**GIVEN DATA**

+===+

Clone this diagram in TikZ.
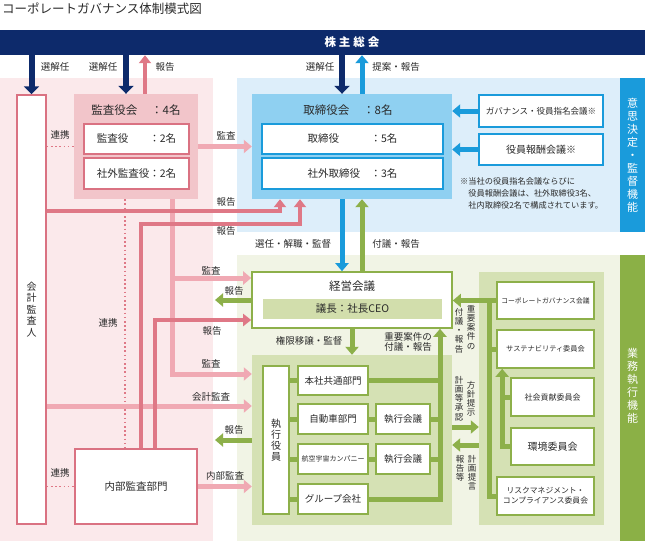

+===+

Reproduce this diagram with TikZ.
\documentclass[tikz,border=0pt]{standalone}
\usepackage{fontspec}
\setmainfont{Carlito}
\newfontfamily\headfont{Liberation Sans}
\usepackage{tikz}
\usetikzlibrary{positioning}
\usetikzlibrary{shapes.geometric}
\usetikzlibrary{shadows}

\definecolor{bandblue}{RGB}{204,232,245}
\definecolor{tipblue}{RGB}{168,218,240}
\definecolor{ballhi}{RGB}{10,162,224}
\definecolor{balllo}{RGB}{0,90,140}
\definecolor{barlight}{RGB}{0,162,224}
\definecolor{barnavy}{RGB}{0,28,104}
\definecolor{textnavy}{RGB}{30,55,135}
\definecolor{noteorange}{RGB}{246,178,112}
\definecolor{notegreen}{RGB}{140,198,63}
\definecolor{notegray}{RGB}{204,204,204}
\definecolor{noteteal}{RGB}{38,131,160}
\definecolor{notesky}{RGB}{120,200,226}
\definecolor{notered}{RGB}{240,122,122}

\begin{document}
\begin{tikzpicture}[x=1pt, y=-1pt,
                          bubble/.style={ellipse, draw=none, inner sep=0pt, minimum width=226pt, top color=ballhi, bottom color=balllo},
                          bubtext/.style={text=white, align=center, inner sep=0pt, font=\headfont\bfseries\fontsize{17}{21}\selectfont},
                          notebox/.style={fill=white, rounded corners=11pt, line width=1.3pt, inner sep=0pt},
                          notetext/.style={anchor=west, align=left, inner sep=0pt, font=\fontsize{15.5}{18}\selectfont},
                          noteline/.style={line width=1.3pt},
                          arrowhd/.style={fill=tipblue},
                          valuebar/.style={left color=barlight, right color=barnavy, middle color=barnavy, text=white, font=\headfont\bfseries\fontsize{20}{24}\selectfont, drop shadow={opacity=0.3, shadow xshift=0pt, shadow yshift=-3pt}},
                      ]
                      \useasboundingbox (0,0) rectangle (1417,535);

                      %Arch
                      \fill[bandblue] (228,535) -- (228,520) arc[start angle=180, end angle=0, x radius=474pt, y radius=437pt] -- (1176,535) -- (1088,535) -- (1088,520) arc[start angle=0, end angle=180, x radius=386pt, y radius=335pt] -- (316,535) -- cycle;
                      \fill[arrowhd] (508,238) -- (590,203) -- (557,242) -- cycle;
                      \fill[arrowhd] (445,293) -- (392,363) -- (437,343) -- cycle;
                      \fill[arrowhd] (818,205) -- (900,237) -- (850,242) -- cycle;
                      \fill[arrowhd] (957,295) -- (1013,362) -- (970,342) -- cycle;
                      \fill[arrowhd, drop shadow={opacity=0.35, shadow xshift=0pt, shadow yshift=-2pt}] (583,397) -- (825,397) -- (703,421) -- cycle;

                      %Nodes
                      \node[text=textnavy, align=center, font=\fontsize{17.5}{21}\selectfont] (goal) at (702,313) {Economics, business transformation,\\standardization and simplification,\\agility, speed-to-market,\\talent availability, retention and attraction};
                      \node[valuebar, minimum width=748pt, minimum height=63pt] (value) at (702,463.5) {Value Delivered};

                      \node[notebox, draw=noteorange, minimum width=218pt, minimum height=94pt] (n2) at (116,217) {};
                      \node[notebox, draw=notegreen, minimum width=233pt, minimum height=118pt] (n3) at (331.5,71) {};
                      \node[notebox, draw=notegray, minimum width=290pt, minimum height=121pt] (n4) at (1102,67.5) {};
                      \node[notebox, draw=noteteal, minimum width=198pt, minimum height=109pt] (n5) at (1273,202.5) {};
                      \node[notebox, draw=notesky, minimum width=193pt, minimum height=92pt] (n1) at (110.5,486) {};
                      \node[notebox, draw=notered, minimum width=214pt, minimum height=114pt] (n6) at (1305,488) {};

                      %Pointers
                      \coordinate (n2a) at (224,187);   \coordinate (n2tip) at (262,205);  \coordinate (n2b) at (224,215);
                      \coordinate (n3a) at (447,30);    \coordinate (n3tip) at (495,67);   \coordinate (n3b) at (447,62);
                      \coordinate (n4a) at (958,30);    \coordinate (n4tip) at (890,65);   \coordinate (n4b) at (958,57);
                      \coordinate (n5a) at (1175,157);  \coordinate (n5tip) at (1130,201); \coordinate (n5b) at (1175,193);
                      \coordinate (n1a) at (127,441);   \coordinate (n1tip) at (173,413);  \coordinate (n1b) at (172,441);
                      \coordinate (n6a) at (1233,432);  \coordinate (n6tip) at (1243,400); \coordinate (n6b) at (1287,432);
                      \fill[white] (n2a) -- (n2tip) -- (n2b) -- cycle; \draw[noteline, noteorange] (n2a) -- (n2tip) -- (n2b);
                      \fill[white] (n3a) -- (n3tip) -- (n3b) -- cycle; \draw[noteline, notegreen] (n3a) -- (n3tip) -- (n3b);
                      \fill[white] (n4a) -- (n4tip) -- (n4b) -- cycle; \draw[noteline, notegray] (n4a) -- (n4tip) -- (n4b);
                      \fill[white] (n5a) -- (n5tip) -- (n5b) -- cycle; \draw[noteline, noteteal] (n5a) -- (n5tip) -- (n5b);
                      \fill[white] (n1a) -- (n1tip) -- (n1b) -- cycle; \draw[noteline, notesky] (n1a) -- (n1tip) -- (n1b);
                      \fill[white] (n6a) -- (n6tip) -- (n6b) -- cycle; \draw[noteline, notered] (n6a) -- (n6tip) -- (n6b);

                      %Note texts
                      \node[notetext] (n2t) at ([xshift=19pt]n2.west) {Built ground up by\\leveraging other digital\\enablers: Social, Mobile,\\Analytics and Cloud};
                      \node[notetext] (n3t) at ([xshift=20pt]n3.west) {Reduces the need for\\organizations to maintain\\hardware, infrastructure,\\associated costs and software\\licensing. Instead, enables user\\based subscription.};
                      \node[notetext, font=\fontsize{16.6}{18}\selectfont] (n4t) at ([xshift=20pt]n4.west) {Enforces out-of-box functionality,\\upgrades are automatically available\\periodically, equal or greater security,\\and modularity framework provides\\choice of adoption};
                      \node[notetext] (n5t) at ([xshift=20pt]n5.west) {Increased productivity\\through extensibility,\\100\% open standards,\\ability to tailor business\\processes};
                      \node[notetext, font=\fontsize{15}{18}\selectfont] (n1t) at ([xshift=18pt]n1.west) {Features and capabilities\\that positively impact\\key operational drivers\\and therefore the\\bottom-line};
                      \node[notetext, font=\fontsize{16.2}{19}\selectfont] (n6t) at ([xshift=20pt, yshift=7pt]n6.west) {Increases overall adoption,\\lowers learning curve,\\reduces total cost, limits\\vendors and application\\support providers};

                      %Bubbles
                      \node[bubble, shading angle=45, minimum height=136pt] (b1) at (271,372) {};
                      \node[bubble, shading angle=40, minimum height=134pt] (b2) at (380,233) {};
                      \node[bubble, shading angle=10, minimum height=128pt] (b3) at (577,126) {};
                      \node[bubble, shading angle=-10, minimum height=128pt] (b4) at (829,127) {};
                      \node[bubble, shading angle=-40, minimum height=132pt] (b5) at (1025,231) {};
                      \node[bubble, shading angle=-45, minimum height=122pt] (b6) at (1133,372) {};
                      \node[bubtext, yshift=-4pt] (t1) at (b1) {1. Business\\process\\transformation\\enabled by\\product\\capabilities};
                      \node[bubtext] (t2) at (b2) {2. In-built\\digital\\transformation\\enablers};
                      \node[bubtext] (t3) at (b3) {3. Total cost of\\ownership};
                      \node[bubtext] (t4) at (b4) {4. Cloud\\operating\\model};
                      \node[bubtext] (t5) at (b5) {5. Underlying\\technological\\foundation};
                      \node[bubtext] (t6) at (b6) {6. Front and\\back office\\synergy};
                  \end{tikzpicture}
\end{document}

+===+

**PROMPT**
Keep only the lines that hold the string "diagram", and copy them out.

**OUTPUT FOR THIS EXERCISE**
Clone this diagram in TikZ.
Reproduce this diagram with TikZ.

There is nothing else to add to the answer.